Time Don’t Stop for Nobody is a movement-based performance related to the perception of age. A small ensemble of four performers, each 25-30 years apart, collaborate to highlight their shared experiences on the progression of growing up.
A hundred people aged 5 – 96 years old answered a requested questionnaire. Fisher and her fellow performers thoroughly investigated the provocative and inspiring answers to help guide the structure of this intimate performance with music, dance and text. Questions included: Do you like the age you are? What makes you feel grown-up? How do you change with age?
Pablo Vela, Mina Nishimura, Leo Garcia and Ellen Fisher
Ellen Fisher is a movement based performance artist whose work combines gestural actions with visual components such as film, shadow play, objects and puppets. She has received funding for her solo work from NEA, NYFA, Jerome Foundation and others. Ellen Fisher began performing with Meredith Monk/The House in the ’70’s, and continues today. Fisher’s performance work is informed by ethnographic research in trance dance and rituals of South Asia, particularly Sri Lanka where she received grants from Asian Cultural Council and Fulbright as a senior scholar. Fisher continues to teach and collaborate with artists on community intergenerational and intercultural projects, both domestically and internationally.
Pablo Vela has been a member of Meredith Monk/The House since 1975, appearing in theater productions such as Quarry and Specimen Days and on film in Book of Days and Ellis Island. He was also associate director of Monk’s opera ATLAS, American Archeology #1, and Politics of Quiet. He received his theater training at Yale University and, in addition, studied with Viola Spolin (improvisation) and Jacques Lecoq (mask and mime). His work as performer/director/teacher has been presented throughout the United States and Canada as well as Europe and Central America. Vela has created a series of memorable cabaret performances in New York City. The 11th Hour Lounge and Particular People (1&2) were performed in Manhattan, the later at LaMaMa. WB Club WB (a tribute to film noir) and das MAX cabaret (inspired by the paintings of Max Beckman) were presented at the fabled BACA Downtown in Brooklyn. Cocktail Cabaret, was seen at The Club/LaMaMa. In the past, Vela has taught at institutions such as the Dell’Arte School in California, Denmark’s National Theater School, and The Trinity/LaMama Performance Arts Program.

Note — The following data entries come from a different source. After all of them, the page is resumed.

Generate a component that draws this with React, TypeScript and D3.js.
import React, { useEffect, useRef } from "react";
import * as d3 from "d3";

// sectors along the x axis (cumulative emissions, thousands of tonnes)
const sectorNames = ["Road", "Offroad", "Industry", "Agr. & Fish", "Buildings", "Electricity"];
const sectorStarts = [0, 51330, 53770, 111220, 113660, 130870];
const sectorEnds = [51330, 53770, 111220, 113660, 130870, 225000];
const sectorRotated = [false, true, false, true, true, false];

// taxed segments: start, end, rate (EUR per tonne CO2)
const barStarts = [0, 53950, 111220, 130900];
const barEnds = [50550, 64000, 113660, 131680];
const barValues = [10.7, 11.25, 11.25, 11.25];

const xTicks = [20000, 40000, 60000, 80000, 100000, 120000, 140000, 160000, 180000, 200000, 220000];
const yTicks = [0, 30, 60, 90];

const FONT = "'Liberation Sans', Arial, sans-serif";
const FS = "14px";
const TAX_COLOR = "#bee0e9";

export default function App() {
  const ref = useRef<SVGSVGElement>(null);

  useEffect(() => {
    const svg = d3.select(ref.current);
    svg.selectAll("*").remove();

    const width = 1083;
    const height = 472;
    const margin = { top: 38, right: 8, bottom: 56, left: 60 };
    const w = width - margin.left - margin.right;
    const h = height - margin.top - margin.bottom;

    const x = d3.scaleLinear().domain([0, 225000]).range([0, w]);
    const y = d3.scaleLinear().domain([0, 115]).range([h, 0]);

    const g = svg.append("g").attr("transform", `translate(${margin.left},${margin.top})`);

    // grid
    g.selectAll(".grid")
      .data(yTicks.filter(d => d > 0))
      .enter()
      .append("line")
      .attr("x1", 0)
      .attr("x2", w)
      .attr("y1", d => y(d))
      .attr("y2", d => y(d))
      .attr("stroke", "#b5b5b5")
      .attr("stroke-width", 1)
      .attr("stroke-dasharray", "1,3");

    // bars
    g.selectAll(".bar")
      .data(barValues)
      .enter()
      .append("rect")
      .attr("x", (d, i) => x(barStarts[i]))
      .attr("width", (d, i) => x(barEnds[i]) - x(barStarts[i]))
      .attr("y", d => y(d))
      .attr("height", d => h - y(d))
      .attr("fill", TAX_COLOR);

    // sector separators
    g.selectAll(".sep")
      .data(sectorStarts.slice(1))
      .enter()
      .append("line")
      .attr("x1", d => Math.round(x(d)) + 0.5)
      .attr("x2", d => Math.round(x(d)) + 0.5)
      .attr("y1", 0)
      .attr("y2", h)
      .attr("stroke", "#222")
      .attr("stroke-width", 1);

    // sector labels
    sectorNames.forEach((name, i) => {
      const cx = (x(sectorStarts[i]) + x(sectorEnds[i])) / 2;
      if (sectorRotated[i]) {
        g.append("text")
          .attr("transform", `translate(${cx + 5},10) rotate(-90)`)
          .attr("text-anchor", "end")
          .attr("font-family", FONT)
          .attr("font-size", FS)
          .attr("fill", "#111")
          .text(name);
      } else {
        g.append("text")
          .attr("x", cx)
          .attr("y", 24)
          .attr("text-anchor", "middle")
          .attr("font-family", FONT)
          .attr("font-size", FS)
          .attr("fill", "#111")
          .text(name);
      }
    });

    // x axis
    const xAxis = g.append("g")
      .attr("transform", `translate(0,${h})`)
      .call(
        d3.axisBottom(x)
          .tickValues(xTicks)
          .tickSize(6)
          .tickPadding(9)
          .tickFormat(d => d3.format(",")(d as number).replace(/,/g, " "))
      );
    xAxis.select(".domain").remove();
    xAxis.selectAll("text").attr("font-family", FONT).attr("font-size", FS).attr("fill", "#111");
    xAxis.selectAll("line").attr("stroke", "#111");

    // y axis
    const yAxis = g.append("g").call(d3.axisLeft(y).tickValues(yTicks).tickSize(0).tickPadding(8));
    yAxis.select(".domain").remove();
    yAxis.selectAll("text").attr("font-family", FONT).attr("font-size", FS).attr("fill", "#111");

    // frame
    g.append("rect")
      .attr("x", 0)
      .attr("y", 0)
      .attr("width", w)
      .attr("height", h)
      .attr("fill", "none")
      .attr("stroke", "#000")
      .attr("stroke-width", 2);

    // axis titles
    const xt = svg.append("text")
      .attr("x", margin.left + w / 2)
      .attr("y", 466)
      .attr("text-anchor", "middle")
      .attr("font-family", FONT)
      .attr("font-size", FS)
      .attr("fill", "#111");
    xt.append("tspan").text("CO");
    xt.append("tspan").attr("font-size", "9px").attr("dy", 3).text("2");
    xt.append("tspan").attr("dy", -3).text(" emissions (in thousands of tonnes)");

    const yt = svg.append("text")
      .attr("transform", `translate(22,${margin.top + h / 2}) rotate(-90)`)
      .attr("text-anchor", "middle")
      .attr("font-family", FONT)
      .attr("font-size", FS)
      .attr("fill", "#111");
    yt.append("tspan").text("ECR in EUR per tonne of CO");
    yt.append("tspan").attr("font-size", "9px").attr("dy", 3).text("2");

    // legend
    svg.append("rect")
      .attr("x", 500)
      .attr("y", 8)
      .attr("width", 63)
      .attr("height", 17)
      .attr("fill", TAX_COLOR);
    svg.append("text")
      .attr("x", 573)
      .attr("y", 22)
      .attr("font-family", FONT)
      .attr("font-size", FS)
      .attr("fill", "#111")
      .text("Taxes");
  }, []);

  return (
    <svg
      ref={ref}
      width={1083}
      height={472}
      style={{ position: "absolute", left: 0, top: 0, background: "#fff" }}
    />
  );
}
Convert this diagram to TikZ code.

Mina Nishimura, from Tokyo, was introduced to butoh and improvisational dance through Kota Yamazaki while completing the International Program at Merce Cunningham Studio. While making her own work, she has been fortunate to work as performer with various artists in dance, theater, music and film, in recent years, such as Vicky Shick, SIA, Dean Moss, Neil Greenburg, Celia-Rowlson Hall, Nami Yamamoto and Ursula Eagly. She is currently working with John Jasperse, Rahsun Mitchell+Silas Riener and Kota Yamazaki. She was the danceweb scholar at Impulse Tanz (Vienna) in 2009, and has been the Artist-in-Residence at Brooklyn Arts Exchange in 2010-11, Chez Bushwick in 2013, Movement Research in 2013-15, and Camargo Foundation (France) in 2017. Her latest evening-length work, Bladder Inn (and X, Y, Z, W), commissioned by Danspace Project was just premiered in the past February. She is currently on the Faculty at Movement Research.
Leonardo A Garcia – I’m a 12 year old boy living in Queens, New York. I have a sister named Sophia she is 10 years old. My full name is Leonardo Andres Garcia but I like to be called Leo. On my free time I like to play video games and soccer when I have a ball and someone to play with. I go to middle school in Woodside,this is my first year in middle school. My favorite subject is math and social studies. My favorite hobbies are acting and old school music. I was born in the USA but my dad is from Ecuador and my mom is Uruguayan. My favorite animal is the dolphin.
La MaMa Moves! Dance Festival
La MaMa Moves! Dance Festival continues to support La MaMa’s commitment to presenting diverse performance styles that challenge audience’s perception of dance by featuring performance/installations, experimental film screenings & public symposiums which address dance artists’ engagement with the current political climate, as well as honoring diasporic histories and legacy, ancestral inspirations and inter-generational dialogue.